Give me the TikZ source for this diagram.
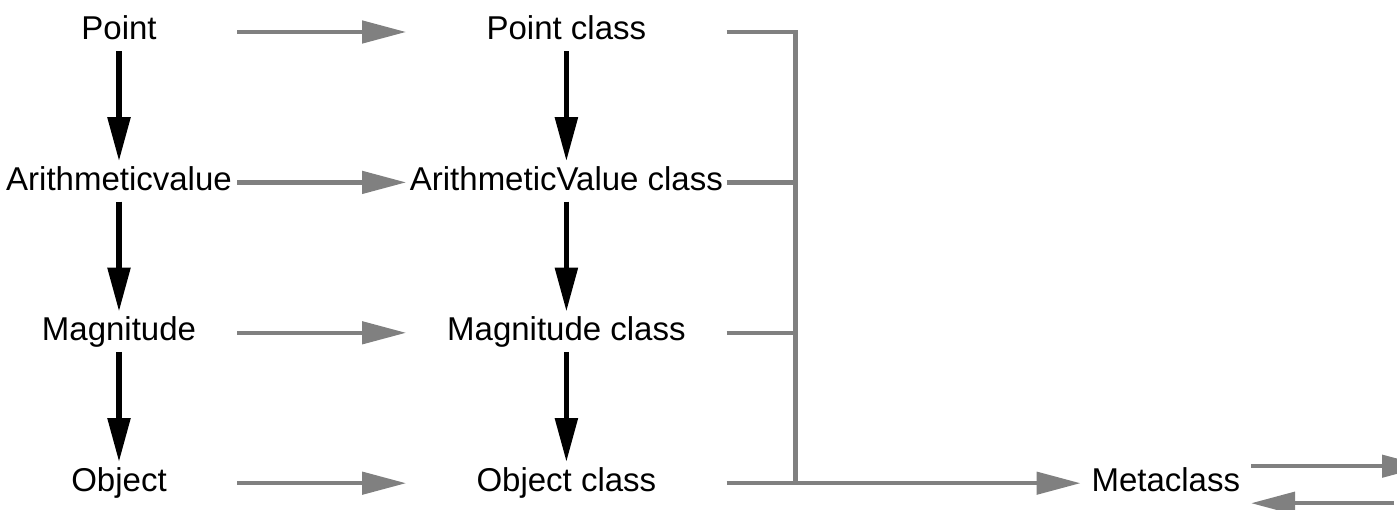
\documentclass[tikz,border=0pt]{standalone}
\usepackage{fontspec}
\setmainfont{Liberation Sans}
\usetikzlibrary{arrows.meta,positioning}
\definecolor{linkGray}{RGB}{128,128,128}
\tikzset{
  box/.style={inner xsep=0pt, inner ysep=4pt, text height=23pt, text depth=7pt, font=\fontsize{33}{39}\selectfont},
  inst/.style={box, minimum width=236pt},
  klass/.style={box, minimum width=320pt},
  meta/.style={box, minimum width=170pt},
  inh/.style={-{Triangle[length=44pt,width=22pt]}, line width=5.5pt, shorten >=2pt},
  link/.style={-{Triangle[length=44pt,width=22pt]}, line width=4.5pt, color=linkGray},
  bus/.style={line width=4.5pt, color=linkGray}
}

\begin{document}
\begin{tikzpicture}[x=1pt, y=-1pt, node distance=112pt and 169pt]
  \useasboundingbox (0,0) rectangle (1397,510);
  \node[inst] (pt) at (119,32) {Point};
  \node[klass, right=of pt] (ptc) {Point class};
  \node[inst, below=of pt] (av) {Arithmeticvalue};
  \node[klass, right=of av] (avc) {ArithmeticValue class};
  \node[inst, below=of av] (mg) {Magnitude};
  \node[klass, right=of mg] (mgc) {Magnitude class};
  \node[inst, below=of mg] (ob) {Object};
  \node[klass, right=of ob] (obc) {Object class};
  \node[meta, right=354pt of obc] (mc) {Metaclass};
  \coordinate[right=69pt of ptc.east] (busTop);
  \coordinate (busBot) at (busTop |- obc.east);
  \coordinate[above right=17pt and 175pt of mc.east] (outR);
  \coordinate[below right=20pt and 143pt of mc.east] (inR);

  % instances
  \draw[inh] (pt) -- (av);
  \draw[inh] (av) -- (mg);
  \draw[inh] (mg) -- (ob);
  \draw[link] (pt) -- (ptc);
  \draw[link] (av) -- (avc);
  \draw[link] (mg) -- (mgc);
  \draw[link] (ob) -- (obc);

  % classes
  \draw[inh] (ptc) -- (avc);
  \draw[inh] (avc) -- (mgc);
  \draw[inh] (mgc) -- (obc);
  \draw[bus] (ptc) -| (busBot);
  \draw[bus] (avc) -- (avc -| busTop);
  \draw[bus] (mgc) -- (mgc -| busTop);
  \draw[link] (obc) -- (mc);
  \draw[link] ([yshift=17pt]mc.east) -- (outR);
  \draw[link] (inR) -- ([yshift=-20pt]mc.east);
\end{tikzpicture}
\end{document}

****************

• _TASK_:
Take the data above and repeat it exactly, leaving each picture out.

• _RESPONSE_:
Give me the TikZ source for this diagram.
\documentclass[tikz,border=0pt]{standalone}
\usepackage{fontspec}
\setmainfont{Liberation Sans}
\usetikzlibrary{arrows.meta,positioning}
\definecolor{linkGray}{RGB}{128,128,128}
\tikzset{
  box/.style={inner xsep=0pt, inner ysep=4pt, text height=23pt, text depth=7pt, font=\fontsize{33}{39}\selectfont},
  inst/.style={box, minimum width=236pt},
  klass/.style={box, minimum width=320pt},
  meta/.style={box, minimum width=170pt},
  inh/.style={-{Triangle[length=44pt,width=22pt]}, line width=5.5pt, shorten >=2pt},
  link/.style={-{Triangle[length=44pt,width=22pt]}, line width=4.5pt, color=linkGray},
  bus/.style={line width=4.5pt, color=linkGray}
}

\begin{document}
\begin{tikzpicture}[x=1pt, y=-1pt, node distance=112pt and 169pt]
  \useasboundingbox (0,0) rectangle (1397,510);
  \node[inst] (pt) at (119,32) {Point};
  \node[klass, right=of pt] (ptc) {Point class};
  \node[inst, below=of pt] (av) {Arithmeticvalue};
  \node[klass, right=of av] (avc) {ArithmeticValue class};
  \node[inst, below=of av] (mg) {Magnitude};
  \node[klass, right=of mg] (mgc) {Magnitude class};
  \node[inst, below=of mg] (ob) {Object};
  \node[klass, right=of ob] (obc) {Object class};
  \node[meta, right=354pt of obc] (mc) {Metaclass};
  \coordinate[right=69pt of ptc.east] (busTop);
  \coordinate (busBot) at (busTop |- obc.east);
  \coordinate[above right=17pt and 175pt of mc.east] (outR);
  \coordinate[below right=20pt and 143pt of mc.east] (inR);

  % instances
  \draw[inh] (pt) -- (av);
  \draw[inh] (av) -- (mg);
  \draw[inh] (mg) -- (ob);
  \draw[link] (pt) -- (ptc);
  \draw[link] (av) -- (avc);
  \draw[link] (mg) -- (mgc);
  \draw[link] (ob) -- (obc);

  % classes
  \draw[inh] (ptc) -- (avc);
  \draw[inh] (avc) -- (mgc);
  \draw[inh] (mgc) -- (obc);
  \draw[bus] (ptc) -| (busBot);
  \draw[bus] (avc) -- (avc -| busTop);
  \draw[bus] (mgc) -- (mgc -| busTop);
  \draw[link] (obc) -- (mc);
  \draw[link] ([yshift=17pt]mc.east) -- (outR);
  \draw[link] (inR) -- ([yshift=-20pt]mc.east);
\end{tikzpicture}
\end{document}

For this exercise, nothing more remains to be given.